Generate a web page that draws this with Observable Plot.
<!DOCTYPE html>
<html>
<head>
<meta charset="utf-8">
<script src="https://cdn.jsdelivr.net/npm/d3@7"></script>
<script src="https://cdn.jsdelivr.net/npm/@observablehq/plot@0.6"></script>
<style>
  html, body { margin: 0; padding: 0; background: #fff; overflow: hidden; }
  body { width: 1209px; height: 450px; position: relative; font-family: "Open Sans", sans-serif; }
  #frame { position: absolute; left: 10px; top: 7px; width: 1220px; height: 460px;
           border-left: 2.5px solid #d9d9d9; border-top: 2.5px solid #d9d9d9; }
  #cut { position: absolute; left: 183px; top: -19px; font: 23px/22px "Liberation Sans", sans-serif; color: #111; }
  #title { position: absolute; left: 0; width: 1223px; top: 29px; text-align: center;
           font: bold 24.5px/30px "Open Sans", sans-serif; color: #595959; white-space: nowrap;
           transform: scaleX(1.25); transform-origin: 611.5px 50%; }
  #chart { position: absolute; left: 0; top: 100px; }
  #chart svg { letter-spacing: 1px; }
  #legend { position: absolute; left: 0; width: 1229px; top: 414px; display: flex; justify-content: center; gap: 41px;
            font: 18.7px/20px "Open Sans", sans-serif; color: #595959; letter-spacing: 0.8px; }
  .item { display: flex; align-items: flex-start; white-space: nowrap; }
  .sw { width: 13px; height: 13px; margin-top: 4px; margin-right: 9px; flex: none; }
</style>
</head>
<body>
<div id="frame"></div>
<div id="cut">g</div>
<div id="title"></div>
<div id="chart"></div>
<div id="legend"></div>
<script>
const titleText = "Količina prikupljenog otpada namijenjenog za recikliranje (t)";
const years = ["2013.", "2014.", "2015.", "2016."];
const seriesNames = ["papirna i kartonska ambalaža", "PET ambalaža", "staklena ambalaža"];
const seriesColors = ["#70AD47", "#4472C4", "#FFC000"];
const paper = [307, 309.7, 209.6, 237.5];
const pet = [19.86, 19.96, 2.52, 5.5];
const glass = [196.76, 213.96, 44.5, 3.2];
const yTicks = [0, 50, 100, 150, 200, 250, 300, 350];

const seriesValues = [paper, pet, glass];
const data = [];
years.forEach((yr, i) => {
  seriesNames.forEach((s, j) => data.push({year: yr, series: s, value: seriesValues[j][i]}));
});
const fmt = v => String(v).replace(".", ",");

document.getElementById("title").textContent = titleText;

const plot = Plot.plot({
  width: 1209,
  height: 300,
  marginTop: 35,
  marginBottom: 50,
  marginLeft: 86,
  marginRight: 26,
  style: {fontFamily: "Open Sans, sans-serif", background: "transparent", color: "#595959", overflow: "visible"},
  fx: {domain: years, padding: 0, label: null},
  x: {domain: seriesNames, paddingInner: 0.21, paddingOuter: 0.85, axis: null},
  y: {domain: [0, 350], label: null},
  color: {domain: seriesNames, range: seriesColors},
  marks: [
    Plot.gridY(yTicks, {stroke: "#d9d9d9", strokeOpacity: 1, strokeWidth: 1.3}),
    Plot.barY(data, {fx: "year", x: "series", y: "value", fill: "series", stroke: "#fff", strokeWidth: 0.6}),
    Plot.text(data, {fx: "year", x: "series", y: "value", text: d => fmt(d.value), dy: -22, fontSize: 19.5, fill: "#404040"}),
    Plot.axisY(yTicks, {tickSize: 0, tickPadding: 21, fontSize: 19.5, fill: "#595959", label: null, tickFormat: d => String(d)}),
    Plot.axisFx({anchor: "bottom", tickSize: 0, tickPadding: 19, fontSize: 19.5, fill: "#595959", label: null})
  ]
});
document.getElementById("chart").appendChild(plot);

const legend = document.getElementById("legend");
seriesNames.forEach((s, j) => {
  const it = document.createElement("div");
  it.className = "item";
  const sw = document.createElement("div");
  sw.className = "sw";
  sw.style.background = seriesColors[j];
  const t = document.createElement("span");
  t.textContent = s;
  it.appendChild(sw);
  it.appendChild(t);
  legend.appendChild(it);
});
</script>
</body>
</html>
___
**Given exercise**
Give back all the data exactly as written.

**Result of the task**
Generate a web page that draws this with Observable Plot.
<!DOCTYPE html>
<html>
<head>
<meta charset="utf-8">
<script src="https://cdn.jsdelivr.net/npm/d3@7"></script>
<script src="https://cdn.jsdelivr.net/npm/@observablehq/plot@0.6"></script>
<style>
  html, body { margin: 0; padding: 0; background: #fff; overflow: hidden; }
  body { width: 1209px; height: 450px; position: relative; font-family: "Open Sans", sans-serif; }
  #frame { position: absolute; left: 10px; top: 7px; width: 1220px; height: 460px;
           border-left: 2.5px solid #d9d9d9; border-top: 2.5px solid #d9d9d9; }
  #cut { position: absolute; left: 183px; top: -19px; font: 23px/22px "Liberation Sans", sans-serif; color: #111; }
  #title { position: absolute; left: 0; width: 1223px; top: 29px; text-align: center;
           font: bold 24.5px/30px "Open Sans", sans-serif; color: #595959; white-space: nowrap;
           transform: scaleX(1.25); transform-origin: 611.5px 50%; }
  #chart { position: absolute; left: 0; top: 100px; }
  #chart svg { letter-spacing: 1px; }
  #legend { position: absolute; left: 0; width: 1229px; top: 414px; display: flex; justify-content: center; gap: 41px;
            font: 18.7px/20px "Open Sans", sans-serif; color: #595959; letter-spacing: 0.8px; }
  .item { display: flex; align-items: flex-start; white-space: nowrap; }
  .sw { width: 13px; height: 13px; margin-top: 4px; margin-right: 9px; flex: none; }
</style>
</head>
<body>
<div id="frame"></div>
<div id="cut">g</div>
<div id="title"></div>
<div id="chart"></div>
<div id="legend"></div>
<script>
const titleText = "Količina prikupljenog otpada namijenjenog za recikliranje (t)";
const years = ["2013.", "2014.", "2015.", "2016."];
const seriesNames = ["papirna i kartonska ambalaža", "PET ambalaža", "staklena ambalaža"];
const seriesColors = ["#70AD47", "#4472C4", "#FFC000"];
const paper = [307, 309.7, 209.6, 237.5];
const pet = [19.86, 19.96, 2.52, 5.5];
const glass = [196.76, 213.96, 44.5, 3.2];
const yTicks = [0, 50, 100, 150, 200, 250, 300, 350];

const seriesValues = [paper, pet, glass];
const data = [];
years.forEach((yr, i) => {
  seriesNames.forEach((s, j) => data.push({year: yr, series: s, value: seriesValues[j][i]}));
});
const fmt = v => String(v).replace(".", ",");

document.getElementById("title").textContent = titleText;

const plot = Plot.plot({
  width: 1209,
  height: 300,
  marginTop: 35,
  marginBottom: 50,
  marginLeft: 86,
  marginRight: 26,
  style: {fontFamily: "Open Sans, sans-serif", background: "transparent", color: "#595959", overflow: "visible"},
  fx: {domain: years, padding: 0, label: null},
  x: {domain: seriesNames, paddingInner: 0.21, paddingOuter: 0.85, axis: null},
  y: {domain: [0, 350], label: null},
  color: {domain: seriesNames, range: seriesColors},
  marks: [
    Plot.gridY(yTicks, {stroke: "#d9d9d9", strokeOpacity: 1, strokeWidth: 1.3}),
    Plot.barY(data, {fx: "year", x: "series", y: "value", fill: "series", stroke: "#fff", strokeWidth: 0.6}),
    Plot.text(data, {fx: "year", x: "series", y: "value", text: d => fmt(d.value), dy: -22, fontSize: 19.5, fill: "#404040"}),
    Plot.axisY(yTicks, {tickSize: 0, tickPadding: 21, fontSize: 19.5, fill: "#595959", label: null, tickFormat: d => String(d)}),
    Plot.axisFx({anchor: "bottom", tickSize: 0, tickPadding: 19, fontSize: 19.5, fill: "#595959", label: null})
  ]
});
document.getElementById("chart").appendChild(plot);

const legend = document.getElementById("legend");
seriesNames.forEach((s, j) => {
  const it = document.createElement("div");
  it.className = "item";
  const sw = document.createElement("div");
  sw.className = "sw";
  sw.style.background = seriesColors[j];
  const t = document.createElement("span");
  t.textContent = s;
  it.appendChild(sw);
  it.appendChild(t);
  legend.appendChild(it);
});
</script>
</body>
</html>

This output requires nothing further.